DRC national shipping line now anchored in Walvis Bay
06 September 2021 | Business
Clive Smith; Africa Union Cargo; “The DRC government decided to revitalise its own shipping line in 2016...”
Lignes Maritimes Congolaises (LCM), the national shipping line of the Democratic Republic of Congo (DRC) opened an office in Walvis Bay.
LCM collects royalties from shipping lines that carry cargo to and from the DRC.
Speaking at office opening, Walvis Bay mayor Trevino Forbes said that Walvis Bay plays a significant role in trade facilitation, not just for Namibia but for the entire region.
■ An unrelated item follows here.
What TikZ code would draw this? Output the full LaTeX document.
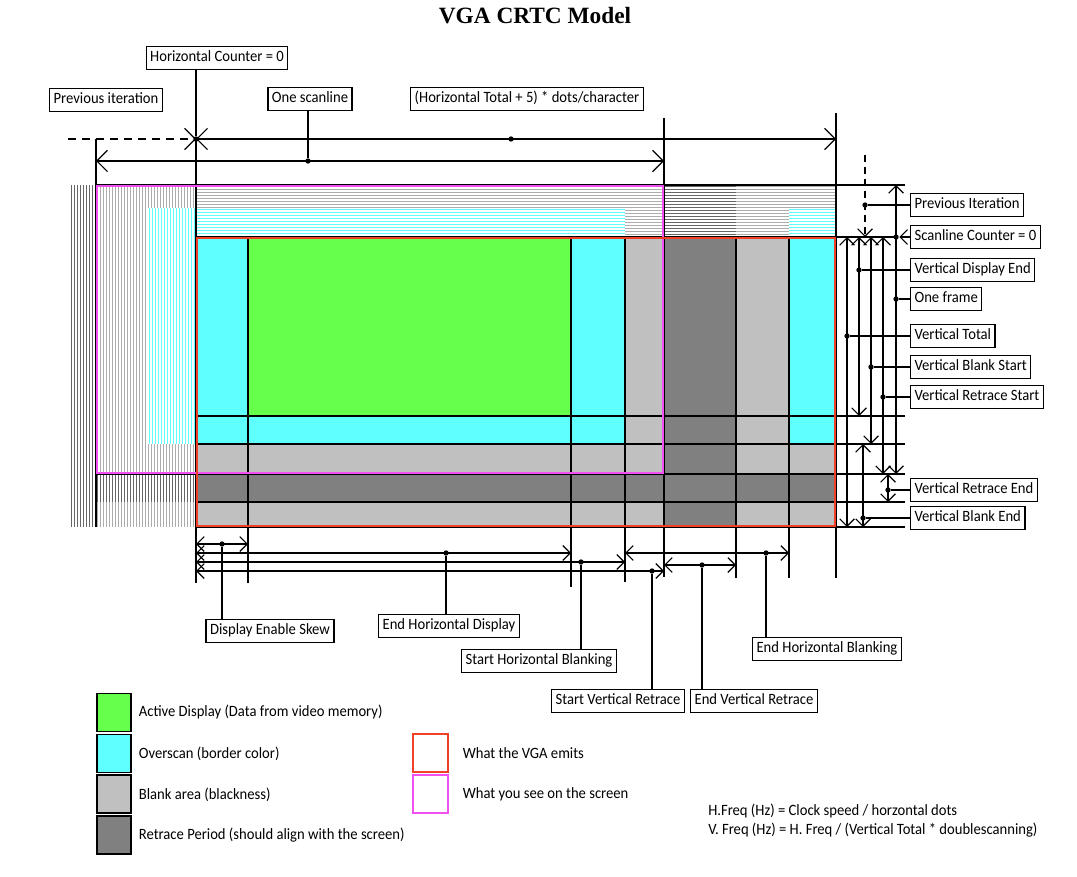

“Hosting our main port and supported by a host of logistics services, we have positioned ourselves as an alternative route for DRC, Zambia, Botswana, Angola, Zimbabwe and South Africa.”
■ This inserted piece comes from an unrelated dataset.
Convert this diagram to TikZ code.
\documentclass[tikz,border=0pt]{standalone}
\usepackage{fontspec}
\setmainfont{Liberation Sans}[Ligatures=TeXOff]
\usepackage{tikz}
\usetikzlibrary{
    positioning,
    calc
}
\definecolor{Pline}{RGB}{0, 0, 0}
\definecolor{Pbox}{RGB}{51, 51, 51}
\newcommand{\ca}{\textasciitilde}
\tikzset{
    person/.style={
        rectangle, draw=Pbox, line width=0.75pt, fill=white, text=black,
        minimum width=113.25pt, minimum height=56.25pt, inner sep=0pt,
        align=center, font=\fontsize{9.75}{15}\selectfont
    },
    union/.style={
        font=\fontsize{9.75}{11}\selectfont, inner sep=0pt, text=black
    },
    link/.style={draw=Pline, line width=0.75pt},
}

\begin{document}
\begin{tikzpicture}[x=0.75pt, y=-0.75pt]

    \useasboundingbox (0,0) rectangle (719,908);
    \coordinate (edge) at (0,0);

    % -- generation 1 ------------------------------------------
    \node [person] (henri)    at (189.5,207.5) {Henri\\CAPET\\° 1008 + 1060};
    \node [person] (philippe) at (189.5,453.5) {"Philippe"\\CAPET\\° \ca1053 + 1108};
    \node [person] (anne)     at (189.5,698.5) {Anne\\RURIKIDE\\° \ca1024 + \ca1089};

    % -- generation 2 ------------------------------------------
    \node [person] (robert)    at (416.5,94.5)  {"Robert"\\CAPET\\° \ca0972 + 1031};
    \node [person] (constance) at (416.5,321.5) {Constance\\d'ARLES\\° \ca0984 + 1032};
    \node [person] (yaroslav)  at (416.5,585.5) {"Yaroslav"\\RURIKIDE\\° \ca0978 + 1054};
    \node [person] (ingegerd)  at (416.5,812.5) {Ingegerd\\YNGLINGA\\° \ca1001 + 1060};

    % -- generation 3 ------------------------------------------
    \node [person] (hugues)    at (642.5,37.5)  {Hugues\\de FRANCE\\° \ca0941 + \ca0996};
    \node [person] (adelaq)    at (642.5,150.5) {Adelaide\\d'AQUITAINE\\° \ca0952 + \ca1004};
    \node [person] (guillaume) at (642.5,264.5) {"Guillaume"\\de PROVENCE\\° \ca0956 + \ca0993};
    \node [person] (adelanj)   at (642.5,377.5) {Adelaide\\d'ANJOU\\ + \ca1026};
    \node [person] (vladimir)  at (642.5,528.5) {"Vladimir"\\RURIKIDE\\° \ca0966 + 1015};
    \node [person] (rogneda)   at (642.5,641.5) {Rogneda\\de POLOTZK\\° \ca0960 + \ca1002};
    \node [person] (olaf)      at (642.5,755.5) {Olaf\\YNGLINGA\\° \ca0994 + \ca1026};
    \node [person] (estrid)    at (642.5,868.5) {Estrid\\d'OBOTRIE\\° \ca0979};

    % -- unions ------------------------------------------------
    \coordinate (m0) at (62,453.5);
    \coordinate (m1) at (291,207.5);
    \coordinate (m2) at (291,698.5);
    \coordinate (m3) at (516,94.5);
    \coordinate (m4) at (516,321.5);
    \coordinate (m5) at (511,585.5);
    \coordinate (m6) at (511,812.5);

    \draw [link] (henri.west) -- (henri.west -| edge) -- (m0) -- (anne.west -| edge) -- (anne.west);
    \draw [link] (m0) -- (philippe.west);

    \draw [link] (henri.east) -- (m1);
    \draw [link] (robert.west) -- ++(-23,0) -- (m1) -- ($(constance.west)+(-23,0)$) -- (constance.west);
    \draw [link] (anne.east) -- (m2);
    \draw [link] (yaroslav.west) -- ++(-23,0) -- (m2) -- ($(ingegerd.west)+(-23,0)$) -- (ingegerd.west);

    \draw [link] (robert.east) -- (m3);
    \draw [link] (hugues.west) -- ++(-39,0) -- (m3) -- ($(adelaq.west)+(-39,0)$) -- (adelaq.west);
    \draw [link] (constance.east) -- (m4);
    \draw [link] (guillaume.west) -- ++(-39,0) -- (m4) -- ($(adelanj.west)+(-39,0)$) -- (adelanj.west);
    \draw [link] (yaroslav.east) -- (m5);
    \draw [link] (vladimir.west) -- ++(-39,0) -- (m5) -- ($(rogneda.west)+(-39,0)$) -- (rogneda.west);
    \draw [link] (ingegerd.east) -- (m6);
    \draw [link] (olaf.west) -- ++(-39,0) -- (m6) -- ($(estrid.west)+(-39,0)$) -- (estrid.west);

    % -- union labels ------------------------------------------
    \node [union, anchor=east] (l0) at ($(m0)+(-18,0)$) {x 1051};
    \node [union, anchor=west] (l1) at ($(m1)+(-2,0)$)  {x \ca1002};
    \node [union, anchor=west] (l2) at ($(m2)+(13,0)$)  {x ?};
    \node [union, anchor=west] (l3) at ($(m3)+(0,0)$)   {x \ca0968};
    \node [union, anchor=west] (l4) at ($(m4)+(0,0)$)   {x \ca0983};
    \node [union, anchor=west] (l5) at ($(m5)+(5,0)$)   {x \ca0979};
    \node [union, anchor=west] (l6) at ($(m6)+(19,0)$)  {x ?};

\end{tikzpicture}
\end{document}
Forbes said it makes the harbour town exceptionally proud that LMC opted to partner with Africa Union Cargo, a well-established enterprise in Namibia, to support its projects in the region and beyond.
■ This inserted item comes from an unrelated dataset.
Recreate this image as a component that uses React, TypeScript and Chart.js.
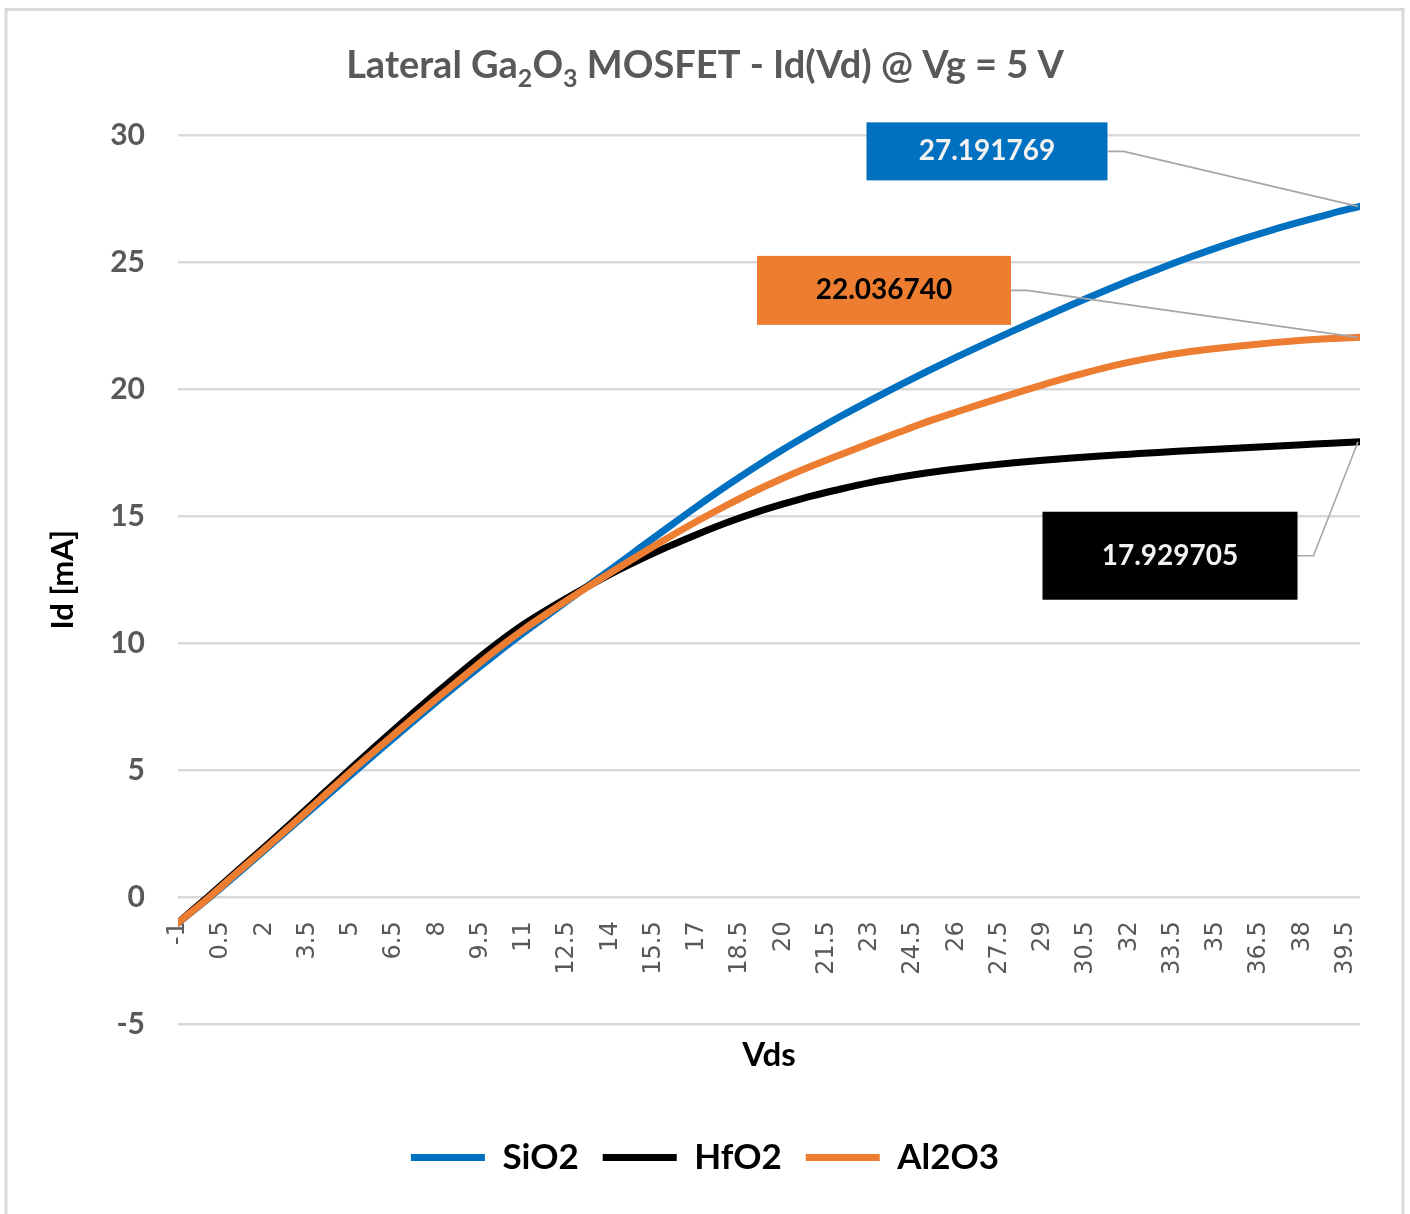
import React, { useEffect, useRef } from "react";
import { Chart, registerables } from "chart.js";

Chart.register(...registerables);

// ---------- data ----------
const VDS = [
  -1, 0, 1, 2, 3, 4, 5, 6, 7, 8, 9, 10, 11, 12, 13, 14, 15, 16, 17, 18, 19, 20,
  21, 22, 23, 24, 25, 26, 27, 28, 29, 30, 31, 32, 33, 34, 35, 36, 37, 38, 39, 40,
];

const SIO2 = [
  -1.0, -0.1, 0.87, 1.85, 2.84, 3.83, 4.82, 5.8, 6.77, 7.72, 8.65, 9.55, 10.42,
  11.25, 12.08, 12.9, 13.73, 14.56, 15.38, 16.17, 16.92, 17.63, 18.3, 18.94,
  19.55, 20.14, 20.71, 21.26, 21.79, 22.31, 22.82, 23.32, 23.8, 24.27, 24.72,
  25.15, 25.55, 25.93, 26.28, 26.6, 26.91, 27.191769,
];

const HFO2 = [
  -1.0, -0.02, 0.98, 1.98, 3.0, 4.04, 5.08, 6.1, 7.1, 8.08, 9.03, 9.93, 10.75,
  11.45, 12.1, 12.72, 13.28, 13.8, 14.28, 14.73, 15.13, 15.48, 15.8, 16.07,
  16.32, 16.53, 16.71, 16.86, 16.99, 17.1, 17.2, 17.29, 17.37, 17.44, 17.51,
  17.57, 17.63, 17.69, 17.75, 17.81, 17.87, 17.929705,
];

const AL2O3 = [
  -1.0, -0.08, 0.92, 1.9, 2.9, 3.93, 4.95, 5.93, 6.9, 7.85, 8.78, 9.7, 10.55,
  11.32, 12.06, 12.77, 13.47, 14.15, 14.8, 15.41, 15.98, 16.5, 16.98, 17.43,
  17.87, 18.3, 18.72, 19.1, 19.47, 19.82, 20.17, 20.5, 20.8, 21.06, 21.28,
  21.46, 21.6, 21.72, 21.83, 21.92, 21.99, 22.03674,
];

const X_TICKS = [
  -1, 0.5, 2, 3.5, 5, 6.5, 8, 9.5, 11, 12.5, 14, 15.5, 17, 18.5, 20, 21.5, 23,
  24.5, 26, 27.5, 29, 30.5, 32, 33.5, 35, 36.5, 38, 39.5,
];

const SERIES_NAMES = ["SiO2", "HfO2", "Al2O3"];
const TITLE_PARTS = [
  { text: "Lateral Ga", sub: false },
  { text: "2", sub: true },
  { text: "O", sub: false },
  { text: "3", sub: true },
  { text: " MOSFET - Id(Vd) @ Vg = 5 V", sub: false },
];
const X_TITLE = "Vds";
const Y_TITLE = "Id [mA]";

// ---------- styles ----------
const COLORS = ["#0070C0", "#000000", "#ED7D31"];
const CALLOUTS = [
  { dx: -373, dy: -55, w: 241, h: 58, fill: "#0070C0", text: "#F2F2F2" },
  { dx: -190, dy: 114, w: 255, h: 88, fill: "#000000", text: "#F2F2F2" },
  { dx: -476, dy: -47, w: 254, h: 69, fill: "#ED7D31", text: "#000000" },
];

const framePlugin = {
  id: "frame",
  beforeDraw(chart: any) {
    const ctx = chart.ctx;
    ctx.save();
    ctx.fillStyle = "#ffffff";
    ctx.fillRect(0, 0, chart.width, chart.height);
    ctx.strokeStyle = "#D9D9D9";
    ctx.lineWidth = 3;
    ctx.strokeRect(6, 9.5, 1397, 1230);
    ctx.restore();
  },
  afterDraw(chart: any) {
    const ctx = chart.ctx;
    ctx.save();
    const mainFont = "bold 38px Lato";
    const subFont = "bold 25px Lato";
    let total = 0;
    const widths = TITLE_PARTS.map((p) => {
      ctx.font = p.sub ? subFont : mainFont;
      const w = ctx.measureText(p.text).width;
      total += w;
      return w;
    });
    let x = chart.width / 2 - total / 2;
    const base = 78;
    ctx.fillStyle = "#595959";
    ctx.textBaseline = "alphabetic";
    ctx.textAlign = "left";
    TITLE_PARTS.forEach((p, i) => {
      ctx.font = p.sub ? subFont : mainFont;
      ctx.fillText(p.text, x, p.sub ? base + 9 : base);
      x += widths[i];
    });
    ctx.restore();
  },
};

const calloutPlugin = {
  id: "callouts",
  afterDatasetsDraw(chart: any) {
    const ctx = chart.ctx;
    ctx.save();
    chart.data.datasets.forEach((ds: any, i: number) => {
      const meta = chart.getDatasetMeta(i);
      const pt = meta.data[meta.data.length - 1];
      if (!pt) return;
      const c = CALLOUTS[i];
      const cx = pt.x + c.dx;
      const cy = pt.y + c.dy;
      const bx = cx - c.w / 2;
      const by = cy - c.h / 2;
      // leader line
      ctx.strokeStyle = "#A6A6A6";
      ctx.lineWidth = 1.6;
      ctx.beginPath();
      ctx.moveTo(bx + c.w, cy);
      ctx.lineTo(bx + c.w + 16, cy);
      ctx.lineTo(pt.x - 2, pt.y);
      ctx.stroke();
      // box
      ctx.fillStyle = c.fill;
      ctx.fillRect(bx, by, c.w, c.h);
      // text
      const last = ds.data[ds.data.length - 1].y;
      ctx.fillStyle = c.text;
      ctx.font = "bold 28px Lato";
      ctx.textAlign = "center";
      ctx.textBaseline = "middle";
      ctx.fillText(last.toFixed(6), cx, cy);
    });
    ctx.restore();
  },
};

export default function App() {
  const ref = useRef<HTMLCanvasElement | null>(null);

  useEffect(() => {
    document.body.style.margin = "0";
    let chart: Chart | null = null;
    let cancelled = false;
    const series = [SIO2, HFO2, AL2O3];
    const build = () => {
      if (cancelled || !ref.current) return;
      chart = new Chart(ref.current, {
        type: "line",
        data: {
          datasets: series.map((vals, i) => ({
            label: SERIES_NAMES[i],
            data: VDS.map((v, j) => ({ x: v, y: vals[j] })),
            borderColor: COLORS[i],
            backgroundColor: COLORS[i],
            borderWidth: 7,
            borderCapStyle: "round",
            borderJoinStyle: "round",
            pointRadius: 0,
            pointHoverRadius: 0,
            cubicInterpolationMode: "monotone",
            fill: false,
            order: 3 - i,
          })),
        },
        plugins: [framePlugin, calloutPlugin],
        options: {
          responsive: false,
          animation: false,
          devicePixelRatio: 1,
          events: [],
          layout: {
            autoPadding: false,
            padding: { top: 135, left: 0, right: 0, bottom: 29 },
          },
          scales: {
            x: {
              type: "linear",
              axis: "x",
              position: { y: 0 } as any,
              min: -1,
              max: 40,
              grid: { display: false, drawTicks: false },
              border: { display: false },
              afterFit: (scale: any) => {
                scale.height = 0;
              },
              afterBuildTicks: (scale: any) => {
                scale.ticks = X_TICKS.map((v) => ({ value: v }));
              },
              ticks: {
                autoSkip: false,
                minRotation: 90,
                maxRotation: 90,
                padding: 24,
                color: "#595959",
                font: { family: "'DejaVu Sans'", size: 24 },
                callback: (v: any) => String(v),
              },
            },
            y: {
              type: "linear",
              position: "left",
              min: -5,
              max: 30,
              afterFit: (scale: any) => {
                scale.width = 178;
              },
              ticks: {
                stepSize: 5,
                padding: 33,
                color: "#595959",
                font: { family: "Lato", size: 30, weight: "bold" },
              },
              grid: { color: "#D9D9D9", lineWidth: 2.5, drawTicks: false },
              border: { display: false },
              title: {
                display: true,
                text: Y_TITLE,
                color: "#000000",
                font: { family: "Lato", size: 31, weight: "bold" },
                padding: { top: 44, bottom: 0 },
              },
            },
            yRight: {
              type: "linear",
              position: "right",
              display: true,
              min: 0,
              max: 1,
              ticks: { display: false },
              grid: { display: false, drawTicks: false },
              border: { display: false },
              afterFit: (scale: any) => {
                scale.width = 50;
              },
            },
          },
          plugins: {
            title: { display: false },
            subtitle: {
              display: true,
              text: X_TITLE,
              position: "bottom",
              fullSize: false,
              weight: 100,
              color: "#000000",
              font: { family: "Lato", size: 33, weight: "bold" },
              padding: { top: 11, bottom: 41 },
            },
            legend: {
              display: true,
              position: "bottom",
              weight: 1000,
              maxHeight: 80,
              labels: {
                usePointStyle: true,
                pointStyle: "line",
                pointStyleWidth: 74,
                padding: 24,
                color: "#000000",
                font: { family: "Lato", size: 35, weight: "bold" },
                sort: (a: any, b: any) => a.datasetIndex - b.datasetIndex,
              },
            },
            tooltip: { enabled: false },
          },
        },
      } as any);
    };
    const loads = ["bold 38px Lato", "bold 30px Lato", "24px 'DejaVu Sans'"].map(
      (f) => (document as any).fonts.load(f)
    );
    Promise.all(loads).then(build, build);
    return () => {
      cancelled = true;
      if (chart) chart.destroy();
    };
  }, []);

  return (
    <div style={{ width: 1410, height: 1214 }}>
      <canvas ref={ref} width={1410} height={1214} style={{ display: "block" }} />
    </div>
  );
}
CEO of Africa Union Cargo Clive Smith said that LMC was established 40 years ago.
“The DRC government decided to revitalise its own shipping line in 2016. LMC then went through a transformational phase, which included the appointment of a new management team and various new projects.”
One of the first projects implemented was the collection of royalties / taxes due to the DRC government to be paid by all shipping lines and maritime operators that carry cargo to and from that country.
LMC has been mandated to collect these taxes.
According to Smith, LMC is also working at establishing new shipping lines or trade routes to and from the DRC.
“This comprises a service between African ports, which would include Walvis Bay. Salt is exported from Walvis Bay to the DRC, and eventually LMC vessels will also call at the port of Walvis Bay; this is one of the main reasons they have chosen to operate from here.”
Smith explained that Africa Union Cargo is part of Africa Union Holdings with offices across the globe.
“We are a diverse group that focuses on investment, property development, trade and logistics. Africa Union Cargo is the logistics arm of the holding group. We met with LMC in 2019 in DRC, where our first engagement started. We realised the importance of LMC as a government agency and the idea of establishing itself across the world.”
AUC then made various propositions to LMC.
“The first was that we could represent LMC outside of the DRC. We showcased that we have the necessary infrastructure, the knowledge and experience, networks and relationships with access to ports all across the globe, and most notably we have a strong relationship with Namport.”
The first office outside of the DRC, was opened on 1 September in Johannesburg, South Africa.
“We will open offices in Tanzania, Kenya, Dubai and are in the process of opening a second office in China. LMC is establishing itself in the international markets, acquiring new vessels and trucks, and they are looking to invest in dry ports in the DRC and various other strategic points within the region.”
Erongo governor Neville Andre said that over the years Namibia has exported a number of products to the DRC, whilst Namibia has imported refined copper, copper ore and raw copper from there.
“These activities contribute to the revenue of Namibia and create job opportunities for our citizens. It is a win-win relationship. We also recently established a technical team that is looking at technical aspects of cooperation between Erongo and Walvis Bay with the Congo Central Province and Matadi Town.”
Andre said he was pleased that the DRC wants to operationalise its dry port in Walvis Bay, a move which will boost the local economy.
“For Africa to develop and take its rightful position in the world economy we need to trade with each other to the maximum level before looking outside the continent.”